Death Classification: Line of Duty Death
Agency: Chicago Police Department
Served: 3 years, 6 months*
Unit of Assignment / Detail: Town of Chicago - 2nd Ward
District of Incident (Present Day): 001 - Central
Cause of Death: Aggravated Battery - Stabbed
Age at Time of Death: 34
Date of Birth: 08 Mar 1820
Date of Appointment: Mar 1851
Date of Incident:
End of Watch: 18 Sep 1854
Date of Interment:
Cemetery: St. Boniface Cemetery - Chicago, Illinois
Grave Location: Lot 27, Block 7, Section A
Interment Disposition: Burial
Superintendent’s Honored Star Case: Panel # A-1
Gold Star Families Memorial Wall: Panel # 12
Illinois Police Officers Memorial Wall: Panel # 1, Line 1
National Law Enforcement Officers Memorial Wall: Panel # 4-E: 14
Officer Down Memorial Page: Listed
Military Service: No Military Record Found
Incident & Biographic Details
Constable of Police Casper Lauer, Star #A/1, aged 34 years, was a 5 year veteran of the Chicago Police Department, elected to the Town of Chicago – 2nd Ward.
On September 18, 1854, Constable Casper Lauer had located and detained a man, Patrick Cunningham, that had been wanted for a domestic abuse case involving the man’s elderly parents. While transporting his prisoner to the police station, a struggle ensued at Jackson Street and Edina Place (present day Plymouth Court).

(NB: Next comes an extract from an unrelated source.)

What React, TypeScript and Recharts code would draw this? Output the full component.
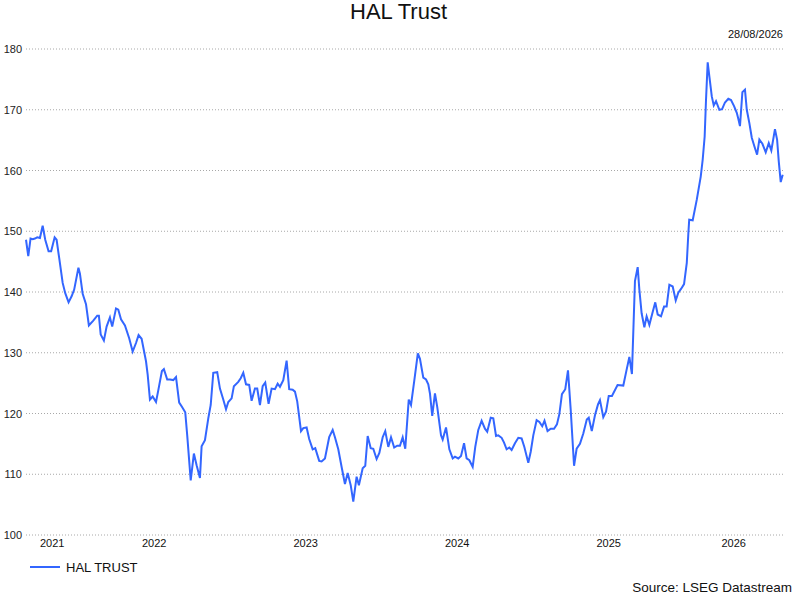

The offender produced a knife and stabbed officer Lauer in the abdomen. Officer Lauer returned two blows to the offender’s head with his baton, causing the man to fall to the ground. After flagging a passing wagon down and securing the prisoner, Officer Lauer transported himself to the nearest drug store where he succumbed to his wound shortly thereafter.
Patrick Cunningham was arrested and stood trial. On January 21, 1855, he was found guilty, convicted of manslaughter and sentenced to eight years in the Illinois State Penitentiary at Alton. His sentence was the maximum allowable at the time. On June 9, 1858, he was transferred to the Illinois State Penitentiary at Joliet. Cunningham’s sister, Mary, began petitioning Illinois Governor John Wood to pardon her brother. In addition to his sister, the prosecutors of the case, the trial judge, the warden of the Illinois State Penitentiary at Alton, and Attorney Abraham Lincoln also sent petitions seeking Cunningham’s release. On August 8, 1860, Patrick Cunningham was pardoned by Governor Wood after serving almost six years of hi sentence.
Constable Lauer’s funeral mass was held in Requiem at St. Peter Church. He was laid to rest in St. Boniface Cemetery, 4901 North Clark Street, Chicago, Illinois. His grave is located in Lot 27, Block 7, Section A.
Constable of Police Casper Lauer, born March 8, 1820, was elected in March 1851 and served from 1851 through 1853. He was then appointed as a day policeman on April 7, 1853. He served as a volunteer for the Chicago Fire Department prior to being elected a constable.
Constable Lauer was survived by his wife, Eva L. (nee Oehmen); sons: Nickolas Aloysius, age 3 and Joseph E., born in 1854 and brother, John (CPD).
Chicago Police Department homicide file not found for this incident.